Tuesday, December 15, 2015

Reconsidering Cinema Past (Part Two)

The other film I rewatched over the weekend which has undergone a critical reappraisal over the years was Hammer's Two Faces of Dr Jekyll.  By the time of its original release in 1960, Hammer had already enjoyed considerable commercial success with its versions Frankenstein, Dracula and The Mummy, so it seemed only natural that they should tackle another classic monster with an adaptation of Robert Louis Stevenson's Strange Case of Dr Jekyll and Mr Hyde.  Their treatment of Jekyll and Hyde turned out to be an even more radical reinterpretation of the source material than they had previously meted out to the other classic horror monsters.  This time, however, the treatment seemed to leave both critics and audiences cold.  Indeed, for its US release, Columbia passed the film on to AIP for distribution, with it playing variously under the titles House of Fright, or Jekyll's Inferno.  This was an ignominious fate for what Hammer had clearly seen as something of a prestige picture, having brought in noted author Wolf Mankowitz to script the film and, eschewing its regular stars, cast stage ator Paul Massie in the title role.

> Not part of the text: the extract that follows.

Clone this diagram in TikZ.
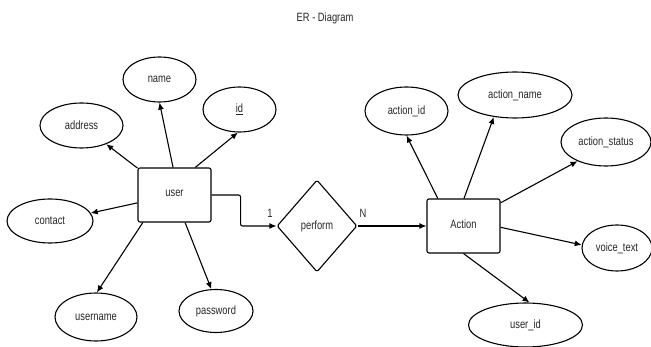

For many commentators it was the presence of Mankowitz and Massie which were the problem, blaming the former's overly complicated script and the latter's variable and sometimes somewhat hammy performance.  In retrospect, the film's 'problems' were rooted in the fact that it frustrated the expectations of critics and audiences, who were expecting another gory Hammer gothic horror.  What they got was a far subtler psychological thriller which, as its title implies, explores the duality of human nature.  The film doesn't even deliver the usual crowd-pleasing transformation scenes, as Jekyll turns into Hyde and vice versa.   Mankowitz's script ditches virtually everything other than the central character(s), the Victorian setting and the central conceit from Stevenson's novel, instead opting for a convoluted plot in which all of the main characters mirror, to some degree or other, Jekyll and Hyde's duality.  Jekyll's wife, for instance, is outwardly a prim Victorian lady, supporting her husband's work, but is revealed to actually be a sensuous woman enjoying an affair with Jekyll's best friend.  The best friend, (a fine, against type performance from Christopher Lee), is revealed as a gambler, forever in debt and borrowing money from Jekyll to pay off creditors.  Interestingly, his debauchery is eventually shown as being largely an affectation - he is unwilling and unable to descend to the depths of depravity enjoyed by Hyde.

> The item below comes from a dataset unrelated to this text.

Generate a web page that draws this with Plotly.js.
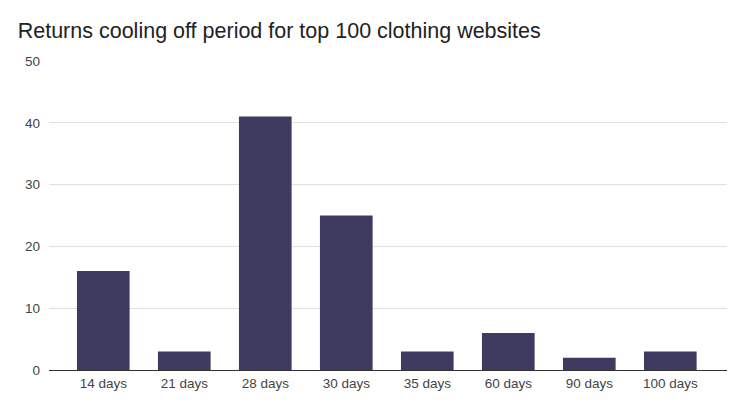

The most radical alteration lay in the portrayals of Jekyll and Hyde.  Here, the Doctor is portrayed as bearded, taciturn and anti-social, wheras his alter ego is younger, clean shaven, handsome and outwardly personable - a reflection of director Terence Fisher's obsession with the surface attactiveness of evil.  In contrast to more traditional tellings of the story, which seek to absolve Jekyll of direct responsibility for Hyde's crimes, presenting the latter as an externalisation of Jekyll's dark side, in Two Faces Jekyll is allowed no such get out.  Instead, he is keenly aware that far from being some seperate entity motivated by evil, Hyde is actually an aspect of his own personality and that the depravities he commits are merely an expression of Jekyll's own sublimated desires.  Whilst Jekyll is effectively impotent in the face of his wife's betrayal with his best friend both figuratively and literally, his rage is internalised and it is clearly impliedthat he is unable to satisfy his wife sexually - Hyde is not only able to exact violent revenge on Christopher Lee, but also to sexually dominate and huniliate Jekyll's wife, dressing her as a whore and raping her.  The film posits the question of which is worse: Hyde's wild, amoral abandon, acting neither with conscience nor regard for consequences, or Jekyll's emotionally repressed life, incapable of expressing his passion or even empathy for his friends and family, starving them of affection and understanding.

Clearly far more complex than most horror films of the era, in retrospect Two Faces of Dr Jekyll has much to recommend it.  Sure, the plot becomes incredibly convoluted, as Hyde attempts to frame Jekyll for the killings of his wife and her lover, before faking his alter ego's death to ensure that Jekyll must remain sublimated.  There's also no doubt that Massie's performance in both roles is sometimes a bit over-the-top, (the scene where, as Jekyll, he argues with himself, switching between the voices of Jekyll and Hyde is more than a little risible).   But overall it is a handsomely mounted film, with director Fisher effectively contrasting 'respectable' society with the depraved gin joints, whore houses and opium dens of the 'underclass', which, like Jekyll and Hyde, coexist, the former generally refusing to acknowledge the latter.  For many years this was a difficult film to see, rarely turning up on TV (I don't ever recall it being part of any of BBC2's 'Horror Double Bills' in the 1980s), although recently it has turned up on the Horror Channel several times as part of their Hammer seasons.  This undoubtedly reflects the fact it has undergone a reappraisal and seems to be regarded as a flawed, but fascinating, part of the Hammer canon, which boldly tried to do something different both with its source material and the Hammer formula.